If so, yuou don't want just any one snagging your work and using on their
site without compensating you. So some copyright include file in a nice
save precaution from the get go.
<!-- This file copyrighted 1999 Wendi Turner etc. etc. -->
9) Keep all banners to no more than 400 or 450 pixels wide and under 10K
is size if possible. All the graphics on any one page should not be more
than 80K-100K combined. There are some nice graphics programs out there
that will allow you to manipulate the image size so that its quality is
not deminished, but the size is. I use Paint Shop Pro by jasc.com. But
there are others that are pretty good to. Generally I try to use jpeg
files where I can. They are usually smaller than their .gif counter parts.
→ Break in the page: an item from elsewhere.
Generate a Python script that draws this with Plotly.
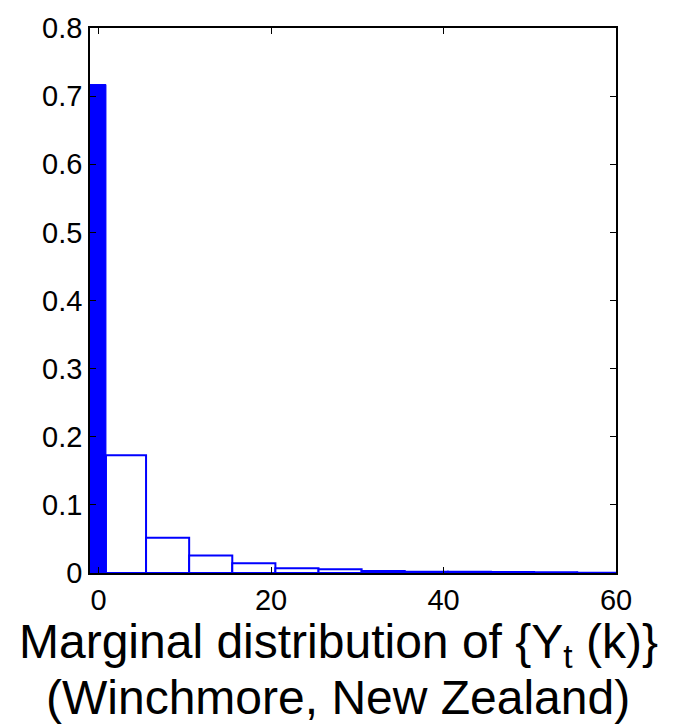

10) Other meta tags that I use are...
<meta name="distribution" content="global">
<META Name="description" Content="Happy Canyon Homeowners Association - Colorado">
<META NAME="Keywords" CONTENT="Happy Canyon, HCHOA, Happy Canyon Homeowners Association, Castle Rock, Colorado">
11) I have a nice little site on my server for publish a website to the
search engines when you are ready..
12) If you use frames in a page, you will want to be careful to use
absolute positioning (width=50)and not relative positioning (width=10%).
This way, no matter how wide someone one's screen is your page layout
still looks the same. If you have your content left justified, then
the wider a screen is the more dead space there will be to the right
of the content. Another issue is you don't want to have to much dead
space on the screen, it represents wasted space that could have been used
for content possibly. Ideally you can detect the width of someone's
screen and deliver a page with content appropriate to width.
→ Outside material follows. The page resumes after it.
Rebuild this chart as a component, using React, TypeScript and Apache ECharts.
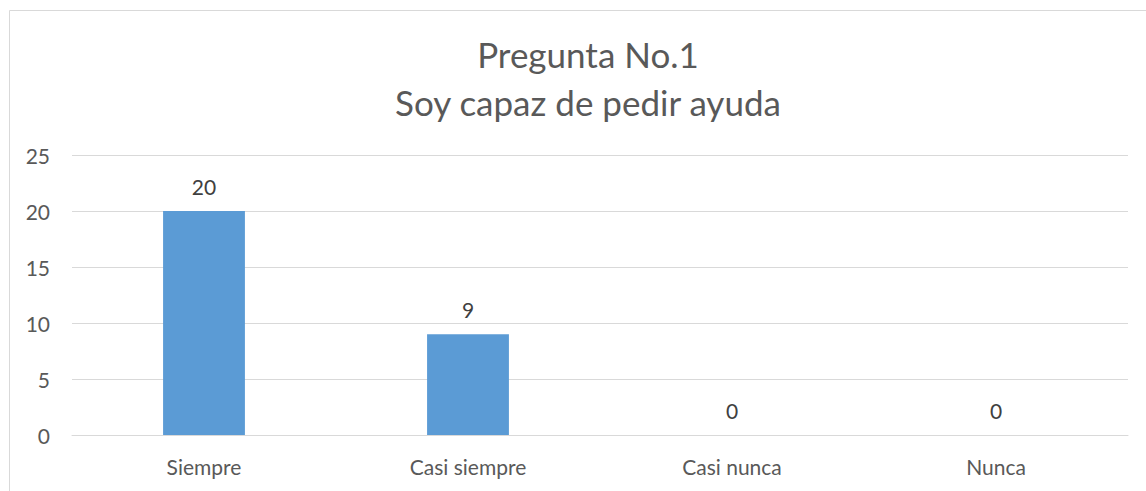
import React, { useEffect, useRef } from "react";
import * as echarts from "echarts";

const titleLines = ["Pregunta No.1", "Soy capaz de pedir ayuda"];
const categories = ["Siempre", "Casi siempre", "Casi nunca", "Nunca"];
const values = [20, 9, 0, 0];
const yMin = 0;
const yMax = 25;
const yInterval = 5;

const FONT = "Lato, 'Open Sans', sans-serif";

export default function App() {
  const ref = useRef<HTMLDivElement>(null);
  useEffect(() => {
    if (!ref.current) return;
    const chart = echarts.init(ref.current, null, { renderer: "svg" });
    chart.setOption({
      animation: false,
      backgroundColor: "#ffffff",
      title: {
        text: titleLines.join("\n"),
        left: 583,
        textAlign: "center",
        top: 25,
        textStyle: {
          fontFamily: FONT,
          fontSize: 35,
          fontWeight: "normal",
          color: "#595959",
          lineHeight: 48,
        },
      },
      graphic: [
        {
          type: "rect",
          shape: { x: 9.5, y: 10.5, width: 1200, height: 600 },
          style: { fill: "none", stroke: "#d9d9d9", lineWidth: 1 },
          silent: true,
          z: -1,
        },
      ],
      grid: { left: 72, right: 18, top: 155, bottom: 56 },
      xAxis: {
        type: "category",
        data: categories,
        axisLine: { show: true, lineStyle: { color: "#d9d9d9" } },
        axisTick: { show: false },
        axisLabel: {
          fontFamily: FONT,
          fontSize: 21,
          color: "#595959",
          margin: 21,
        },
      },
      yAxis: {
        type: "value",
        min: yMin,
        max: yMax,
        interval: yInterval,
        axisLine: { show: false },
        axisTick: { show: false },
        splitLine: { lineStyle: { color: "#d9d9d9" } },
        axisLabel: {
          fontFamily: FONT,
          fontSize: 21,
          color: "#595959",
          margin: 22,
          align: "right",
        },
      },
      series: [
        {
          type: "bar",
          data: values,
          barWidth: "31%",
          itemStyle: { color: "#5b9bd5" },
          label: {
            show: true,
            position: "top",
            distance: 14,
            fontFamily: FONT,
            fontSize: 21,
            color: "#404040",
          },
        },
      ],
    });
    return () => chart.dispose();
  }, []);
  return (
    <div
      ref={ref}
      style={{ position: "fixed", left: 0, top: 0, width: 1146, height: 491 }}
    />
  );
}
13) You will want to start evey page with its confirmation line
the very first line of a page...
<!DOCTYPE HTML PUBLIC "-//Netscape Comm. Corp.//DTD HTML//EN">
What standard the pages adhears to so that the browsers will have an
easier time interpretting the page. There are a dozen or more types
of these lines, I don't understand them. If you ever can look at the
rules for these and explain them to me, please do so. I think one thing
it does is tell the browser that the page is written in and is to be
diplayed in english.
14) If you are going to be developing a site with a large number of pages
where some of them may be restricted access or have special values at some point in
the future, have a little section of code at the beginning of each page
that tells you, the programmer, what class or category, this page fits into
for future possibilities.
At some point in the future, if you want to add more code for 'Access Level II'
users you can easily do a search for all relevent pages. Or if you are really
thinking a head you may be able to just do a search and replace over 100 pages
for all pages that have a certain search string sequence in them. It is no
fun at all to have to go back through 250 pages and find the ones that are for
a special purpose and then manually enter an 'insert' statement or some block
of script. You will thank yourself if you can automate this as much as possible.
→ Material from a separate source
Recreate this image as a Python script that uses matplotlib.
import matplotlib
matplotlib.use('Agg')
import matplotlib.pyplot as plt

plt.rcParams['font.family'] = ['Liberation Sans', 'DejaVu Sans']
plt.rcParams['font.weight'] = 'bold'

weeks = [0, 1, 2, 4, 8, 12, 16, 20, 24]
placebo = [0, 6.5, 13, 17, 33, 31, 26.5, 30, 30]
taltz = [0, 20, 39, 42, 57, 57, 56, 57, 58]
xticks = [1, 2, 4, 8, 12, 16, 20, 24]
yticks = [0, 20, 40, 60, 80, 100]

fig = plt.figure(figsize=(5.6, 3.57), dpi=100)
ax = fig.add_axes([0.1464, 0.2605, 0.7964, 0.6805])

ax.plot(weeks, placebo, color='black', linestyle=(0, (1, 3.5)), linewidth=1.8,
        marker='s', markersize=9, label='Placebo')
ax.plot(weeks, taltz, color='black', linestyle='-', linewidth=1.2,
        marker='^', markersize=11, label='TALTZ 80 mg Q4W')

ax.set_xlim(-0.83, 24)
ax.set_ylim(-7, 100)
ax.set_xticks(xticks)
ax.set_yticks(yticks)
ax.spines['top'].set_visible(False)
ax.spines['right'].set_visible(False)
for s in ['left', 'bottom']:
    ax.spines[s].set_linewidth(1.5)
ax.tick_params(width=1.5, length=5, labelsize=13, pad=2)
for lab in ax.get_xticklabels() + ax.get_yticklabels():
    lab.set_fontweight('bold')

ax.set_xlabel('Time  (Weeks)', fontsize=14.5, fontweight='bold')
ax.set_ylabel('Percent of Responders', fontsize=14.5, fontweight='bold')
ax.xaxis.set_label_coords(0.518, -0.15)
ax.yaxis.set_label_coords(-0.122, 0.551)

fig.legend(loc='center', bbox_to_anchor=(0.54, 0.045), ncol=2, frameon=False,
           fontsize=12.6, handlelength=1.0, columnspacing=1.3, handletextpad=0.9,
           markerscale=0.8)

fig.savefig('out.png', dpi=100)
<!-- General Public --> .. or ..
<!-- Restricted Access level II -->
14) File Organization is a must. You may be creating hundreds of
web pages, graphics and other type files over time. Organizing them correctly
from the start is a nice way for you to be kind to yourself. My suggestion is
create your main directory for the site and place all WEB Pages in that directory.
Next create a separate sub directory for each category of supporting file you will
use (backgrounds, images, sound, java, etc.). Next name all Web Pages for the
site you will be working on. If you will developing web pages for a company called
Wilderness Trips, after the home.html page name all supporting pages starting
with the initials of the website (wtSchedules.html, wtSignUp.html, wtTestimonials.html,
etc.). If your web pages use any inserts, name them iTitle.hti, iCopyright.hti, etc.
In this way all pages are grouped in your directory listing and are very easy on the
eye to find and retrieve. Finally, if your web site is connected to a database, name the
related tables in the database
along the same lines.. (e.g. tbl_WT_Members, tbl_WT_Payment, etc.). Over time
this will make your maintenance of the web site MUCH easier.
These are some of the things that pop to mind. Hope some of these help..
A word of warning. Every web page you design is like a painting that
an artist has started. But never finishes. If, over time, you have 100s
or 1000s of pages that you have put your hand to, then these all can be
viewed as unfinished works of art, leaving one (you) with nagging thoughts
of going back and tweaking them a little here or there. This can become an
all consuming tug of war if you are not strongly disciplined about ones
(your) work. Do it and then leave it.